Quote the records that follow in full and exactly; leave out the pictures.

** start of Record set **

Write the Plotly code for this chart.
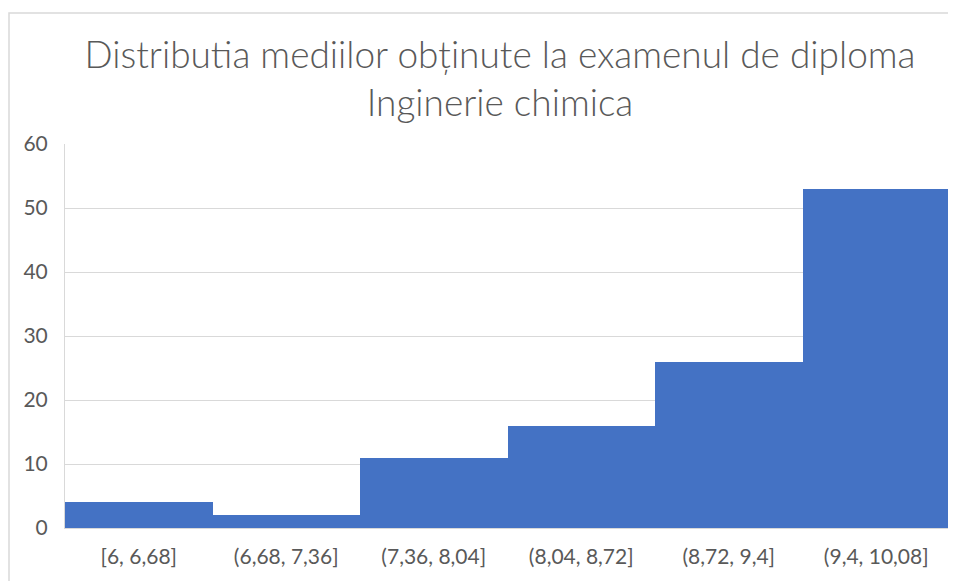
import plotly.graph_objects as go

categories = ["[6, 6,68]", "(6,68, 7,36]", "(7,36, 8,04]", "(8,04, 8,72]", "(8,72, 9,4]", "(9,4, 10,08]"]
counts = [4, 2, 11, 16, 26, 53]
y_ticks = [0, 10, 20, 30, 40, 50, 60]
title_text = "Distributia mediilor obținute la examenul de diploma<br>Inginerie chimica"

# page body has an 8px offset
W, H = 948, 573
ml, mr, mt, mb = 57, 6, 136, 53
pw, ph = W - ml - mr, H - mt - mb


def px_x(px):
    return (px - ml) / pw


def px_y(py):
    return (H - mb - py) / ph


fig = go.Figure()
fig.add_trace(go.Bar(x=categories, y=counts, marker=dict(color="#4472C4", line=dict(width=0)),
                     hoverinfo="x+y"))

fig.update_layout(
    width=W, height=H,
    margin=dict(l=ml, r=mr, t=mt, b=mb),
    paper_bgcolor="white", plot_bgcolor="white",
    bargap=0,
    showlegend=False,
    font=dict(family="Lato, Carlito, sans-serif", color="#595959"),
    title=dict(text=title_text, x=492 / W, xanchor="center", y=1 - 60 / H, yanchor="top",
               font=dict(size=37, color="#595959", family="Lato, Carlito, sans-serif", weight=300)),
    xaxis=dict(showgrid=False, showline=True, linecolor="#d9d9d9", linewidth=1,
               tickfont=dict(size=21, color="#595959"), ticks="", ticklabelstandoff=10),
    yaxis=dict(range=[0, 60], tickvals=y_ticks, showgrid=True, gridcolor="#d9d9d9", gridwidth=1,
               showline=True, linecolor="#d9d9d9", zeroline=False,
               tickfont=dict(size=21, color="#595959"), ticks="", ticklabelstandoff=12),
)

# chart outer border (Excel-style chart area frame)
fig.add_shape(type="rect", xref="paper", yref="paper",
              x0=px_x(1), x1=px_x(943), y0=px_y(H + 10), y1=px_y(5),
              line=dict(color="#d9d9d9", width=1.5), layer="below")

fig.write_html("out.html")
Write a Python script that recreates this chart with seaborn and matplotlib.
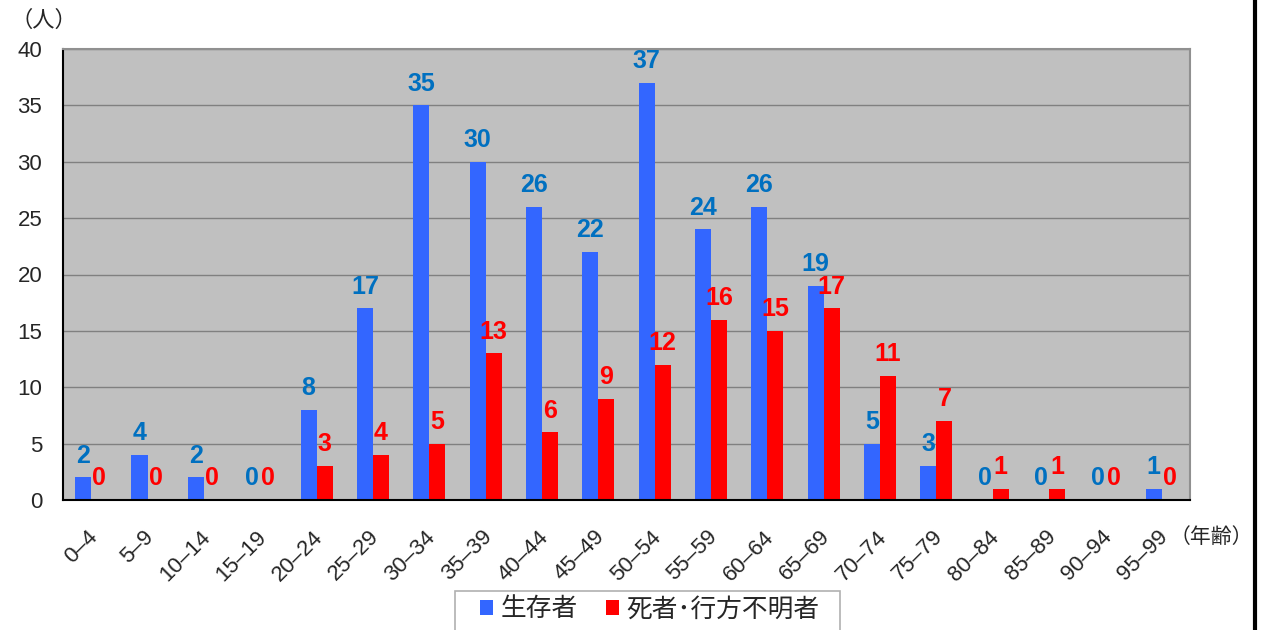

** end of Record set **

▶ Exercise result
Write the Plotly code for this chart.
import plotly.graph_objects as go

categories = ["[6, 6,68]", "(6,68, 7,36]", "(7,36, 8,04]", "(8,04, 8,72]", "(8,72, 9,4]", "(9,4, 10,08]"]
counts = [4, 2, 11, 16, 26, 53]
y_ticks = [0, 10, 20, 30, 40, 50, 60]
title_text = "Distributia mediilor obținute la examenul de diploma<br>Inginerie chimica"

# page body has an 8px offset
W, H = 948, 573
ml, mr, mt, mb = 57, 6, 136, 53
pw, ph = W - ml - mr, H - mt - mb


def px_x(px):
    return (px - ml) / pw


def px_y(py):
    return (H - mb - py) / ph


fig = go.Figure()
fig.add_trace(go.Bar(x=categories, y=counts, marker=dict(color="#4472C4", line=dict(width=0)),
                     hoverinfo="x+y"))

fig.update_layout(
    width=W, height=H,
    margin=dict(l=ml, r=mr, t=mt, b=mb),
    paper_bgcolor="white", plot_bgcolor="white",
    bargap=0,
    showlegend=False,
    font=dict(family="Lato, Carlito, sans-serif", color="#595959"),
    title=dict(text=title_text, x=492 / W, xanchor="center", y=1 - 60 / H, yanchor="top",
               font=dict(size=37, color="#595959", family="Lato, Carlito, sans-serif", weight=300)),
    xaxis=dict(showgrid=False, showline=True, linecolor="#d9d9d9", linewidth=1,
               tickfont=dict(size=21, color="#595959"), ticks="", ticklabelstandoff=10),
    yaxis=dict(range=[0, 60], tickvals=y_ticks, showgrid=True, gridcolor="#d9d9d9", gridwidth=1,
               showline=True, linecolor="#d9d9d9", zeroline=False,
               tickfont=dict(size=21, color="#595959"), ticks="", ticklabelstandoff=12),
)

# chart outer border (Excel-style chart area frame)
fig.add_shape(type="rect", xref="paper", yref="paper",
              x0=px_x(1), x1=px_x(943), y0=px_y(H + 10), y1=px_y(5),
              line=dict(color="#d9d9d9", width=1.5), layer="below")

fig.write_html("out.html")
Write a Python script that recreates this chart with seaborn and matplotlib.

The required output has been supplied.